Michel Derdevet
Président de Confrontations Europe
La crise du Covid-19 fait naître des inquiétudes quant à l’approvisionnement électrique cet hiver alors que plusieurs pays européens sont confinés. Comment faire face à une possible surchauffe du réseau électrique européen ? Michel Derdevet co-signe une tribune dans les Echos appelant à un renforcement du maillage des interconnexions électriques au niveau européen.
L’économie européenne n’aurait jamais pu atteindre son niveau de développement actuel sans le tissu de réseaux électriques interconnectés qui constituent à la fois sa caractéristique et sa force.
Depuis plus d’un siècle, l’Europe a mis l’accent sur l’importance des interconnexions énergétiques nationales, mais aussi internationales, sous l’impulsion d’hommes politiques et d’ingénieurs français. Bien avant la signature en mars 1957 du traité instituant la Communauté européenne du charbon et de l’acier (Ceca), les électriciens européens avaient déjà constitué l’Union pour la coordination de la production et du transport de l’électricité (UCPTE), qui fut en quelque sorte la première Communauté européenne.
50 interconnexions transnationales
Au début des années 1950, ce maillage fort d’une cinquantaine de connexions transnationales permettait déjà d’échanger 2 % de l’électricité totale consommée en Europe. Aujourd’hui, les échanges d’électricité en Europe représentent 450 térawatt-heure (TWh) annuel provenant de 43 gestionnaires de réseau de transport à travers 420 interconnexions. Et les 50 interconnexions entre la France et nos voisins européens, quant à elles, ont été utilisées l’an dernier à 25 % à l’import et 75 % à l’export.
En 2020, ce maillage est stratégique et vital. C’est un instrument d’échanges et de solidarités majeur entre les États, qui fonctionne de manière continue et permet d’ajuster en temps réel les équilibres offre-demande nationaux.

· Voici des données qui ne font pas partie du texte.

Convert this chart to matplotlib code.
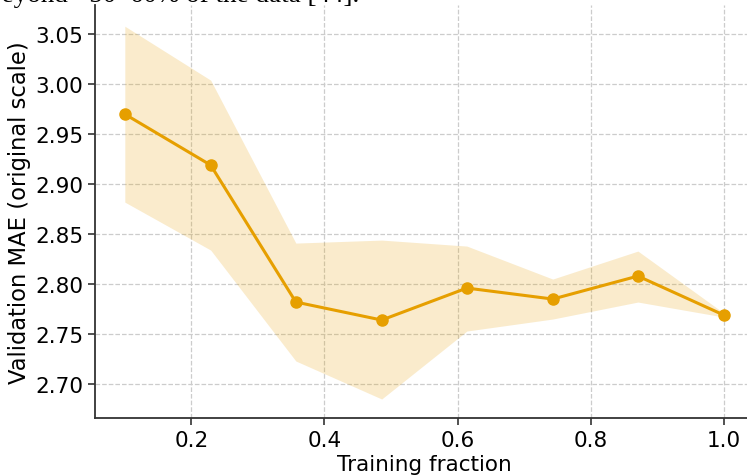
import matplotlib
matplotlib.use("Agg")
import matplotlib.pyplot as plt

# training fraction vs validation MAE, mean and spread over runs
frac = [0.1, 0.229, 0.357, 0.486, 0.614, 0.743, 0.871, 1.0]
mae_mean = [2.970, 2.919, 2.782, 2.764, 2.796, 2.785, 2.808, 2.769]
mae_low = [2.882, 2.834, 2.723, 2.685, 2.753, 2.765, 2.782, 2.767]
mae_high = [3.058, 3.004, 2.841, 2.844, 2.838, 2.805, 2.833, 2.771]

col = "#E69F00"

fig = plt.figure(figsize=(7.47, 4.77), dpi=100)
ax = fig.add_axes([0.127, 0.1216, 0.882, 0.8654])

ax.fill_between(frac, mae_low, mae_high, color=col, alpha=0.2, linewidth=0)
ax.plot(frac, mae_mean, marker="o", markersize=8, linewidth=2.2, color=col)

ax.set_xlim(0.055, 1.045)
ax.set_ylim(2.666, 3.079)
ax.set_xticks([0.2, 0.4, 0.6, 0.8, 1.0])
ax.set_yticks([2.70, 2.75, 2.80, 2.85, 2.90, 2.95, 3.00, 3.05])
ax.yaxis.set_major_formatter(matplotlib.ticker.FormatStrFormatter("%.2f"))

ax.set_xlabel("Training fraction", fontsize=15.5, labelpad=3)
ax.set_ylabel("Validation MAE (original scale)", fontsize=16.3, labelpad=2.5)
ax.tick_params(labelsize=15.5, length=5, width=1.2, color="#333333")
ax.grid(True, linestyle="--", color="#cccccc", linewidth=0.9)
ax.set_axisbelow(True)

for s in ["top", "right"]:
    ax.spines[s].set_visible(False)
for s in ["left", "bottom"]:
    ax.spines[s].set_linewidth(1.3)
    ax.spines[s].set_color("#333333")

# tail of the paragraph above the figure
fig.text(-0.016, 1 - 2 / 477, "beyond ~50\u201360% of the data [44].",
         family="Liberation Serif", fontsize=19.5, va="baseline")

fig.savefig("out.png", dpi=100)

Dans le contexte de transition des mix énergétiques de production, ainsi que des perspectives d’un continent décarboné ouvertes par le Pacte vert européen, les interconnexions électriques sont plus que jamais les piliers du marché intérieur de l’énergie.
Inquiétudes liées au Covid
Dans les semaines et mois à venir, le confinement de plusieurs pays européens, lié à la crise du Covid-19, fait naître des inquiétudes sur l’équilibre offre-demande et la possible surchauffe du réseau européen durant l’hiver 2020-2021.
La part croissante des énergies renouvelables dans le mix de production électrique européen suscite des interrogations quant aux nouvelles complémentarités, entre États membres ou entre modes de production, qui en naîtront.
Face à ces enjeux, la résilience du réseau électrique européen passe aussi par des investissements à long terme. En ce sens, les scénarii publiés par l’Association européenne des gestionnaires de transport (ENTSOE) sont des outils cruciaux pour anticiper l’avenir des interconnexions électriques en Europe, et les besoins en la matière. Dans le cadre d’une deuxième édition du Mécanisme pour l’interconnexion en Europe (MIE) pour la période 2021-2027, il serait judicieux de concevoir le volet énergie en cohérence avec ces scenarii.
Encourager les fonds privés
Etant donné l’ampleur des sommes nécessaires, les fonds privés doivent également, sans tabou, être encouragés. Des mégaprojets comme l’interconnexion France/Grande-Bretagne, dont le coût est estimé à 1,4 milliards d’euros, peuvent désormais être intégralement financés par des fonds privés. Ce qui constitue une avancée positive, dans la mesure où cette option allège d’autant la facture des consommateurs européens. Pour autant, les réseaux d’énergie représentant des infrastructures relevant de la souveraineté, il apparaît important de jouer la carte de la complémentarité entre puissance publique et initiative privée dans le montage des projets industriels et dans leur exploitation.
Il est grand temps de reconnaître l’importance de la coopération européenne en matière d’infrastructures énergétiques, afin de faire face aux défis contemporains pour accélérer la transition électrique et renforcer la sécurité de l’approvisionnement électrique. Les interconnexions sont, plus que jamais, les véritables piliers de l’autonomie stratégique européenne et de la résilience de notre économie commune.
Les signataires : Philippe Bolo, député (MoDem) de Maine-et-Loire ; Christophe Grudler, député européen (Renew Europe) ; Jean-Louis Bal, président du syndicat des Energies renouvelables ; Michel Derdevet, président de Confrontations Europe ; Aymeric Bourdin, directeur de l’Institut des Transitions.